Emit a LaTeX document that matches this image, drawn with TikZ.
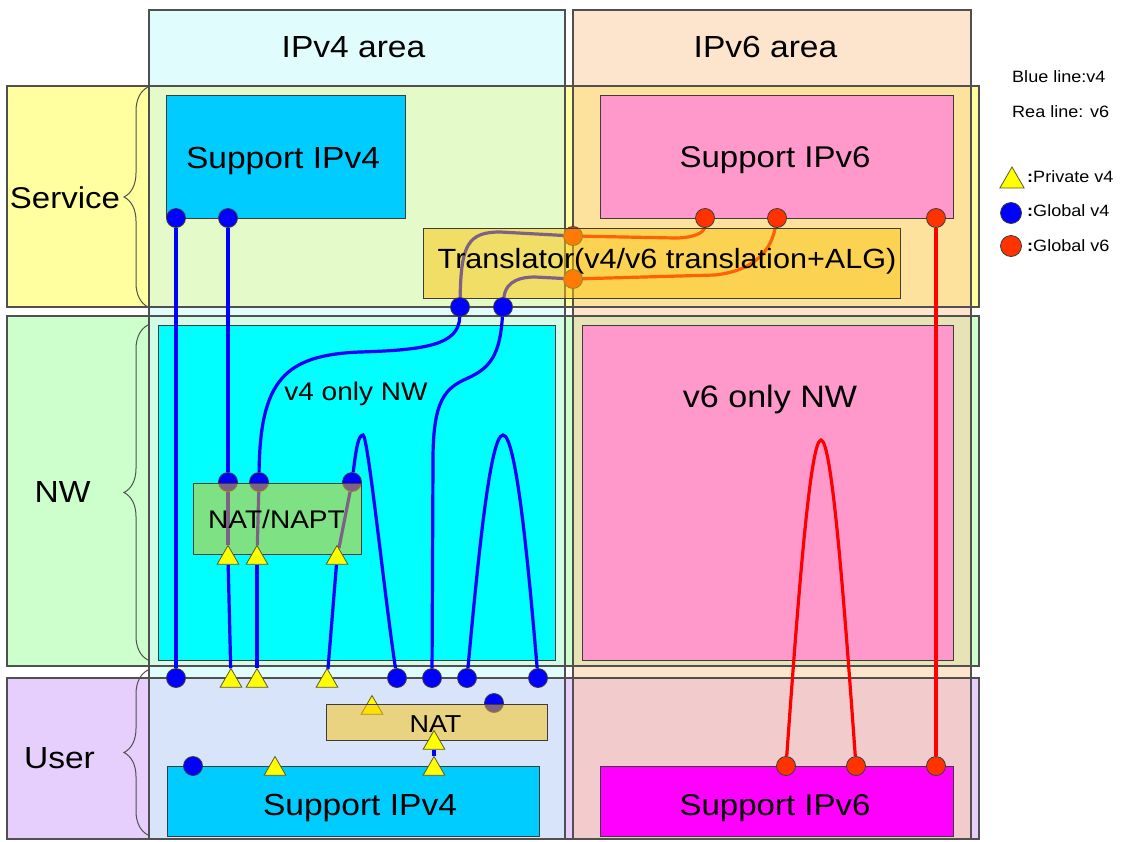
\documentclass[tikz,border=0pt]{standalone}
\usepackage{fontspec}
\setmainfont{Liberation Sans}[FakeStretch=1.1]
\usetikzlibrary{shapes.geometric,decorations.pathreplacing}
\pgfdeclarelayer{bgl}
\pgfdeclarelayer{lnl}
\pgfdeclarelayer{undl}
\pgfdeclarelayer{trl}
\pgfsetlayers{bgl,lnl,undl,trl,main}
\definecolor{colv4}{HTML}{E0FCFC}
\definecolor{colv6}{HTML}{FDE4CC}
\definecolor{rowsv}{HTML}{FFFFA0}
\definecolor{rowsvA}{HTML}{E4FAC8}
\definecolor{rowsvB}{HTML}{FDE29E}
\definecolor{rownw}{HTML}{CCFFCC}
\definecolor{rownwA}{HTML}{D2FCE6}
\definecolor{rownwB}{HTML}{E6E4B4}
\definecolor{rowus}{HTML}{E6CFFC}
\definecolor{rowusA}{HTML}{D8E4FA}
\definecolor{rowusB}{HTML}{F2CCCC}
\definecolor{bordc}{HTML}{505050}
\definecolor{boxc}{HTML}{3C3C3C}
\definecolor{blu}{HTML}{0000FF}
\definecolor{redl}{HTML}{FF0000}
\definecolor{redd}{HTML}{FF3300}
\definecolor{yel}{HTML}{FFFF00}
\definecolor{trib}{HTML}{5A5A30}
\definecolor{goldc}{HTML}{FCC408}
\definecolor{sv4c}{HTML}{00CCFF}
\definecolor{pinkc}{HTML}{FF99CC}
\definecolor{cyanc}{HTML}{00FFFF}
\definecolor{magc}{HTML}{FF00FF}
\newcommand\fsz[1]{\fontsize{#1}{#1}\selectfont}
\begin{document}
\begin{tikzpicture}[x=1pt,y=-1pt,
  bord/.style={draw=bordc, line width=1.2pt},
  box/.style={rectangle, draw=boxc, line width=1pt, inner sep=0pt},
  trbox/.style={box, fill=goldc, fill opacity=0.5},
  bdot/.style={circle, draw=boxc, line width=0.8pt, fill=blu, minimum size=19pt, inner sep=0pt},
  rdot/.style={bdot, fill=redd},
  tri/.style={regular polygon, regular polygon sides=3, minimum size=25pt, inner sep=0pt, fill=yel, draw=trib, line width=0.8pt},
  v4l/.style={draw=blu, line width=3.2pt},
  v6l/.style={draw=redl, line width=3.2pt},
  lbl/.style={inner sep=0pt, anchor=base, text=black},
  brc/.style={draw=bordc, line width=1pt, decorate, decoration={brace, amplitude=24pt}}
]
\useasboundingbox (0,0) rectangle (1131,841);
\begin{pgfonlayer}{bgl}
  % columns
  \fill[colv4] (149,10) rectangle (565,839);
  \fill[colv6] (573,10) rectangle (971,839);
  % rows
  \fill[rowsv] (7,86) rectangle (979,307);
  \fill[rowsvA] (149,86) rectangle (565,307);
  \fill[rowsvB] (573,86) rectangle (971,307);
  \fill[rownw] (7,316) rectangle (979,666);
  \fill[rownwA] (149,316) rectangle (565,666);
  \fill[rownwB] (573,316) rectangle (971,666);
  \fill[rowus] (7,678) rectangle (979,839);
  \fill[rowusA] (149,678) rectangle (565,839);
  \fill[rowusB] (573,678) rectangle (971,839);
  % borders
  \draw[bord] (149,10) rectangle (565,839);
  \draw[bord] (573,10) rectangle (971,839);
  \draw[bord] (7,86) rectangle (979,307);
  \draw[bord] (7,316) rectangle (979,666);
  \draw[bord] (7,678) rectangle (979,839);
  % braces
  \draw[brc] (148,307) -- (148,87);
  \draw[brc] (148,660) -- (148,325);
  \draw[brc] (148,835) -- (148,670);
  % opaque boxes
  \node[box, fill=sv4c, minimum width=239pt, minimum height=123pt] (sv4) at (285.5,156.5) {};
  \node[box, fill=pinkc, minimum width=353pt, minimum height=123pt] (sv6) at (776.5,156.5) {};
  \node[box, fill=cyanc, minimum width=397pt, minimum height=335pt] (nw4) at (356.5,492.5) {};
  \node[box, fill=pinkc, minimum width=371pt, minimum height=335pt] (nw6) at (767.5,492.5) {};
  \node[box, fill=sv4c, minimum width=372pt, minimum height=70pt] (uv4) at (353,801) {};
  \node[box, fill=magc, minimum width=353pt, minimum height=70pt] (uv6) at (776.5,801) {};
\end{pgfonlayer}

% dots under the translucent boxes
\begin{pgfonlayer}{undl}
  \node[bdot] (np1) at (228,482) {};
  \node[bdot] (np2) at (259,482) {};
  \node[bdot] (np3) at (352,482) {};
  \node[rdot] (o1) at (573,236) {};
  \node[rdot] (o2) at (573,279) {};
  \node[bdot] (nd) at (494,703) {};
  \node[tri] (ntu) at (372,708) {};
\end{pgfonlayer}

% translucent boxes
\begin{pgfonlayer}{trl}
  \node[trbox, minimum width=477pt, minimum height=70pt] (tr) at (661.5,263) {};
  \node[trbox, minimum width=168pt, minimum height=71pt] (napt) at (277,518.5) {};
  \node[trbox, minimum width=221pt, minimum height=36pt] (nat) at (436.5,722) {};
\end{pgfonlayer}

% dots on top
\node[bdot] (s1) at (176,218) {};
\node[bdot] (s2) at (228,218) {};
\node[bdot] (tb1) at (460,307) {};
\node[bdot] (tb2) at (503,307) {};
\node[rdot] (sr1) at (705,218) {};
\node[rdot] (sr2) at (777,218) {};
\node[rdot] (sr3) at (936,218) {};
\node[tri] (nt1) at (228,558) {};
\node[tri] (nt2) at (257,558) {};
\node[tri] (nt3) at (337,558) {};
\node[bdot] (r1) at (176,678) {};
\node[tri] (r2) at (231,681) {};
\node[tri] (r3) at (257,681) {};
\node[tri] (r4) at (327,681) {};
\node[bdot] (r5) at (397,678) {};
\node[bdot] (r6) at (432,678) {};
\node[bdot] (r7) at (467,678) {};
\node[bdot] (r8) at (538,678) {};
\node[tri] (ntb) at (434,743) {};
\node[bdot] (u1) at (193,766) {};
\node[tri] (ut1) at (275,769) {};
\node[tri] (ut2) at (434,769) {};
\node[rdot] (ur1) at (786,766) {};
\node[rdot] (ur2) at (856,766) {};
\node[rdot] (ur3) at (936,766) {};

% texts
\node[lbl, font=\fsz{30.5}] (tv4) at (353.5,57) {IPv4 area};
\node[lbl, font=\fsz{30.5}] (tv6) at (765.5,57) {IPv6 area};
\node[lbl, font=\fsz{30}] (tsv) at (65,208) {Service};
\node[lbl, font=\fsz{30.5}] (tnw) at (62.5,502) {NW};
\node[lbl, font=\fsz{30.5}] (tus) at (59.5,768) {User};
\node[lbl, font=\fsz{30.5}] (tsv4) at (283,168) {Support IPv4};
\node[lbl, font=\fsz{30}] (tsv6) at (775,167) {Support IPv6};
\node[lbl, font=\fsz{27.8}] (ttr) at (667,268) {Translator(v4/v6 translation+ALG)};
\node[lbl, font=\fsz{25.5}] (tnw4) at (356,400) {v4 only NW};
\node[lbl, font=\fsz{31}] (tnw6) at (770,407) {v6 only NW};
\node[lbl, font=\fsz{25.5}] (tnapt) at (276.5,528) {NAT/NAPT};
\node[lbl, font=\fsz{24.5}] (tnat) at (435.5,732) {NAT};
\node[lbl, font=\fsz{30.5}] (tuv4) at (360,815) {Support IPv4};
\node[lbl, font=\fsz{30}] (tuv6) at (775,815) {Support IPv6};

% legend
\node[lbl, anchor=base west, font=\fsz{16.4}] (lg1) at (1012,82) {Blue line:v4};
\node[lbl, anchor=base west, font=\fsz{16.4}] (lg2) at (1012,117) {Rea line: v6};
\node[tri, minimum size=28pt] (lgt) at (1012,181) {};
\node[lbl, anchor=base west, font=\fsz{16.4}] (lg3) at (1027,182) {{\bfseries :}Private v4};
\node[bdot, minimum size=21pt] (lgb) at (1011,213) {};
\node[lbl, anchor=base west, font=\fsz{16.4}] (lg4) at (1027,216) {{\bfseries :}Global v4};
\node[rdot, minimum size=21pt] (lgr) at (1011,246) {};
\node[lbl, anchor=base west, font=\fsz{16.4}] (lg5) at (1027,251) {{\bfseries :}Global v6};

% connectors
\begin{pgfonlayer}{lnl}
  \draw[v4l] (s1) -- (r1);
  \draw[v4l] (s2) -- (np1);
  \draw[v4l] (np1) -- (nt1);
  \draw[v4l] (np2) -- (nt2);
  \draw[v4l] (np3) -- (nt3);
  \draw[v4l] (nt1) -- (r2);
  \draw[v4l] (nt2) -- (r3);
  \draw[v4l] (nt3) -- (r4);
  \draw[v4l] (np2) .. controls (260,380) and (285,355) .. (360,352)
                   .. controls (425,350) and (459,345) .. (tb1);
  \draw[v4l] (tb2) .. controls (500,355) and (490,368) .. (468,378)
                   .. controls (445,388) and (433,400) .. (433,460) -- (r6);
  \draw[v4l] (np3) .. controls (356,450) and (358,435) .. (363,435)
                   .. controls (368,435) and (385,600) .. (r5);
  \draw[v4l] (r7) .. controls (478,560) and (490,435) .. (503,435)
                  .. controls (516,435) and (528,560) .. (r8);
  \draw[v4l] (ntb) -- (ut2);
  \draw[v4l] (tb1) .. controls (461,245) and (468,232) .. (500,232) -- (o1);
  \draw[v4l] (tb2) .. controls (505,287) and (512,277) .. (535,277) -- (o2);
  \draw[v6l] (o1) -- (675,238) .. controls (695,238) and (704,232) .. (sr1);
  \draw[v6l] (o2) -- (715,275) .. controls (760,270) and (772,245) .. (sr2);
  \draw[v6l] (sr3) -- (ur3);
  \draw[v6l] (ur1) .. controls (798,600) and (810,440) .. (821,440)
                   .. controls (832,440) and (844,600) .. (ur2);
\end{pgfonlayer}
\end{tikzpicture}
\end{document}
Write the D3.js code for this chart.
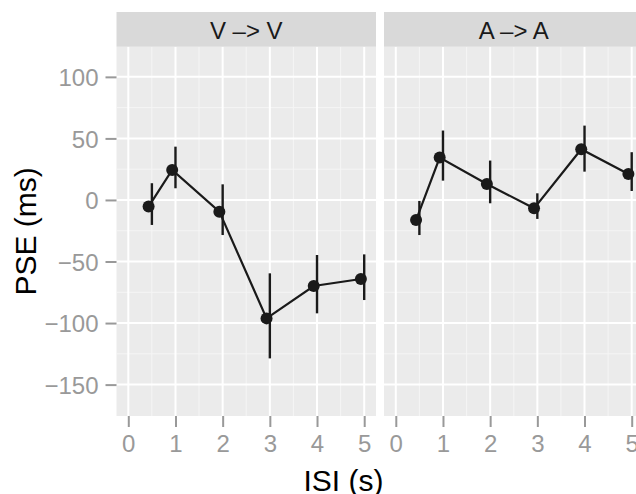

__________

◆ **TASK GOAL**: Identify and extract each line of the listing that contains "this".

◆ **THE RESPONSE**:
Emit a LaTeX document that matches this image, drawn with TikZ.
Write the D3.js code for this chart.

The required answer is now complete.